Try:
parallel --tag -j 2 ocrmypdf --sidecar txt/{.}.txt {} out/{} ::: *.pdf
The .pdf's after the curly brackets (i.e. "{}.pdf
") are extraneous and will result in inability to locate the input file(s) ("{}
" captures the extension as well by default), and for the text one, by adding the period inside the brackets, that auto-removes the extension so you'll end up with "....txt
" instead of "....pdf.txt
" files (where "..." = identical filenames matching the inputs)

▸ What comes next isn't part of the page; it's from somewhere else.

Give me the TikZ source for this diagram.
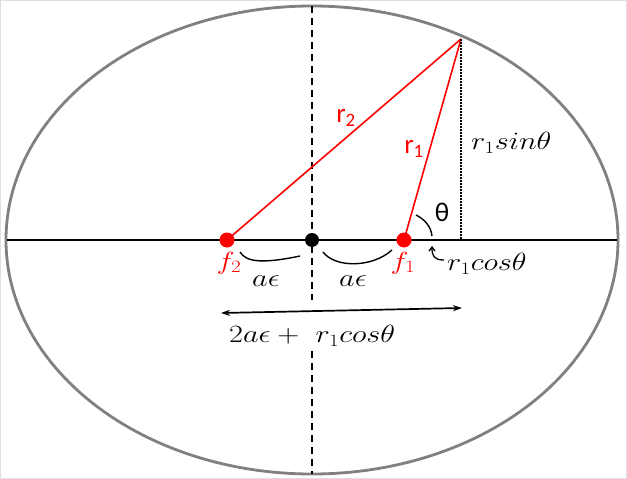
\documentclass[tikz,border=0pt]{standalone}
\usepackage{fontspec}
\usepackage{graphicx}
\newfontfamily\sansf{Carlito}
\usetikzlibrary{arrows.meta}
\definecolor{ellgray}{RGB}{128,128,128}
\definecolor{fred}{RGB}{255,0,0}
\newcommand{\stretchx}[1]{\scalebox{1.22}[1]{#1}}
\begin{document}
\begin{tikzpicture}[x=1pt,y=-1pt,
  dot/.style={circle,inner sep=0pt,minimum size=15pt},
  redline/.style={fred,line width=1.6pt},
  lbl/.style={font=\fontsize{26}{28}\selectfont, inner sep=0pt},
  slbl/.style={font=\sansf\fontsize{27}{29}\selectfont, inner sep=0pt},
  curvy/.style={line width=1.4pt},
  axisline/.style={line width=2pt},
  dashline/.style={line width=1.7pt, dash pattern=on 7pt off 5pt}]
\useasboundingbox (0,0) rectangle (627,479);
\draw[gray!25,line width=1pt] (0.5,0.5) rectangle (626.5,478.5);
% ellipse
\draw[ellgray, line width=2.8pt] (312,240) ellipse [x radius=306, y radius=234];
% axes
\coordinate (L) at (7,240);
\coordinate (R) at (617,240);
\coordinate (T) at (312,6);
\coordinate (D1) at (312,300);
\coordinate (D2) at (312,351);
\coordinate (B) at (312,474);
\draw[axisline] (L) -- (R);
\draw[dashline] (T) -- (D1);
\draw[dashline] (D2) -- (B);
% points
\coordinate (P) at (461,39);
\coordinate (Pf) at (461,240);
\node[dot,fill=fred] (f2) at (227,240) {};
\node[dot,fill=black,minimum size=14pt] (c) at (312,240) {};
\node[dot,fill=fred] (f1) at (404,240) {};
\draw[redline] (f2.center) -- (P);
\draw[redline] (f1.center) -- (P);
\draw[line width=1.3pt, dash pattern=on 1.5pt off 1.5pt] (P) -- (Pf);
% labels
\node[slbl,text=fred] (lr2) at (346,118) {r\textsubscript{2}};
\node[slbl,text=fred] (lr1) at (414,149) {r\textsubscript{1}};
\node[slbl] (lth) at (442,212) {θ};
\node[lbl,anchor=west] (lsin) at (471,143) {\stretchx{$r_1 sin\theta$}};
\node[lbl,anchor=west] (lcos) at (447,264) {\stretchx{$r_1 cos\theta$}};
\node[lbl,text=fred] (lf2) at (229,263) {\stretchx{$f_2$}};
\node[lbl,text=fred] (lf1) at (403,263) {\stretchx{$f_1$}};
\node[lbl] (ae1) at (266,281) {\stretchx{$a\epsilon$}};
\node[lbl] (ae2) at (353,281) {\stretchx{$a\epsilon$}};
\node[lbl,anchor=west] (sum) at (229,336) {\stretchx{$2a\epsilon +\ r_1 cos\theta$}};
% braces
\coordinate (b1s) at (240,252);
\coordinate (b1e) at (300,256);
\coordinate (b2s) at (323,252);
\coordinate (b2e) at (392,250);
\draw[curvy] (b1s) .. controls (246,262) and (262,264) .. (b1e);
\draw[curvy] (b2s) .. controls (335,268) and (372,268) .. (b2e);
% angle arc
\coordinate (a1) at (416,215);
\coordinate (a2) at (432,236);
\draw[curvy] (a1) .. controls (424,219) and (431,226) .. (a2);
% hook arrow
\coordinate (h1) at (444,260);
\coordinate (h2) at (432,246);
\draw[line width=1.3pt,-{Straight Barb[length=4pt,width=6pt]}] (h1) .. controls (434,260) and (432,256) .. (h2);
% double arrow
\coordinate (A1) at (221,313);
\coordinate (A2) at (462,308);
\draw[line width=1.7pt,{Stealth[length=9pt,width=6pt]}-{Stealth[length=9pt,width=6pt]}] (A1) -- (A2);
\end{tikzpicture}
\end{document}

If the above doesn't work, likely due to having filenames with whitespaces in them, or some other characters messing with parallel's parsing (like quote(s) characters in the filename, parentheses, etc.), instead try using a file as the input:
Troubleshooting Solution - Create a File as the Input to parallel
I believe this should work. To avoid the fuss with quotes, I first created a file with the names of all the pdfs (full relative paths from cwd):
[g]ls --color=none *.pdf | parallel -q printf '%s'\\n {} > ocrmypdf.list
or
[g]ls --color=none -N *.pdf > ocrmypdf.list
The important thing is that no single quotes are introduced in the printed filenames in the .list
file -- the quoting should be "literal", e.g.:
like this:
Tritone Substitution sheet music.pdf
not like this:
'Tritone Substitution sheet music.pdf'
Then you can run the parallel ocrmypdf command, like so:
parallel -j 2 ocrmypdf --sidecar txt/{.} {} out/{} :::: ocrmypdf.list
Also notice the 4 ::::
vs usual three, because it's reading from a file. This will default to one full filename argument per line ran in parallel, so, no worries if there are spaces etc in the pdf filenames in the input file.